When I was at senior school, in the early 1960s, we had school dinners that were of variable quality but generally pretty good.
Two major differences to today though: 1. You had two choices – eat it or leave it.
2. Processed food usually meant tinned peas. The good thing about this was that it made you at least taste most things – even if only to rid the pangs of hunger – and led to more people having much fewer food dislikes than today.
Home life also worked on the same principle, with the added incentive “if you don’t finish your dinner, you don’t get pudding”.
Vegetarianism was an unknown quantity, imported from the United States in the flower-power days and linked more to the users of mind-bending concoctions than a healthy diet – until someone saw a profit to be made in it, of course.

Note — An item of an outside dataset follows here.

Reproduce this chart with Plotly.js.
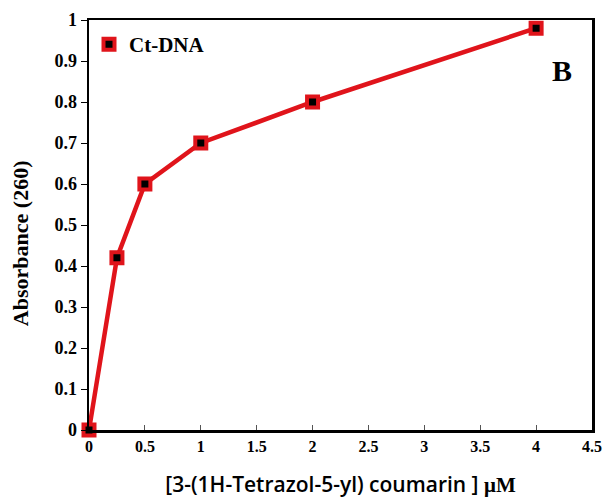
<!DOCTYPE html>
<html>
<head>
<meta charset="utf-8">
<script src="https://cdn.plot.ly/plotly-3.0.1.min.js"></script>
<style>html,body{margin:0;padding:0;background:#fff;}#chart{width:603px;height:498px;}</style>
</head>
<body>
<div id="chart"></div>
<script>
const concentration = [0, 0.25, 0.5, 1, 2, 4];
const absorbance = [0, 0.42, 0.6, 0.7, 0.8, 0.98];
const seriesName = "Ct-DNA";
const xTicks = [0, 0.5, 1, 1.5, 2, 2.5, 3, 3.5, 4, 4.5];
const yTicks = [0, 0.1, 0.2, 0.3, 0.4, 0.5, 0.6, 0.7, 0.8, 0.9, 1];

const serif = "Liberation Serif, Times New Roman, serif";
const markerStyle = {symbol: "square", size: 11, color: "#000", line: {color: "#e0141b", width: 4}};

const traces = [
  {x: concentration, y: absorbance, mode: "lines+markers", showlegend: false,
   line: {color: "#e0141b", width: 4.5}, marker: markerStyle, cliponaxis: false},
  {x: [null], y: [null], mode: "markers", name: seriesName, marker: markerStyle}
];

const layout = {
  width: 603, height: 498,
  margin: {l: 89, r: 11, t: 20, b: 68},
  paper_bgcolor: "#fff", plot_bgcolor: "#fff",
  font: {family: serif, color: "#000"},
  xaxis: {
    range: [0, 4.5], tickvals: xTicks, ticktext: xTicks.map(String),
    ticks: "inside", ticklen: 5, tickwidth: 1, tickcolor: "#555",
    showline: true, linecolor: "#000", linewidth: 2.5, mirror: true,
    showgrid: false, zeroline: false,
    tickfont: {family: serif, size: 16, color: "#000", weight: "bold"},
    title: {text: "[3-(1H-Tetrazol-5-yl) coumarin ] <span style=\"font-family:Liberation Serif\">μM</span>",
            font: {family: "Open Sans, sans-serif", size: 21, color: "#000", weight: 600}, standoff: 26}
  },
  yaxis: {
    range: [0, 1], tickvals: yTicks, ticktext: yTicks.map(String),
    ticks: "outside", ticklen: 6, tickwidth: 1, tickcolor: "#000",
    showline: true, linecolor: "#000", linewidth: 2.5, mirror: true,
    showgrid: false, zeroline: false,
    tickfont: {family: serif, size: 18, color: "#000", weight: "bold"}
  },
  legend: {x: 0.0, y: 0.99, xanchor: "left", yanchor: "top", bgcolor: "rgba(0,0,0,0)",
           font: {family: serif, size: 21, color: "#000", weight: "bold"}},
  annotations: [
    {text: "Absorbance (260)", textangle: -90, xref: "paper", yref: "paper", x: -0.137, y: 0.456,
     xanchor: "center", yanchor: "middle",
     showarrow: false, font: {family: serif, size: 22, color: "#000", weight: "bold"}},
    {text: "B", xref: "paper", yref: "paper", x: 0.94, y: 0.878, xanchor: "center", yanchor: "middle",
     showarrow: false, font: {family: serif, size: 30, color: "#000", weight: "bold"}}
  ]
};

Plotly.newPlot("chart", traces, layout, {displayModeBar: false, staticPlot: true});
</script>
</body>
</html>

With this in mind I was fascinated by Jamie Oliver’s Channel 4 TV programme – Jamie’s American Food Revolution – about his attempts to change the diet of the US town of Huntingdon, considered the unhealthiest town in the US, where children didn’t recognise raw vegetables, where schools served up pizza for breakfast and children were growing up unable to use a knife and fork.
Are we heading this way?
Well, some people certainly are.
For me, parents who can’t cook from scratch are a danger to children.
But authorities that back up a processed diet regime that is shortening the lives of children should be imprisoned.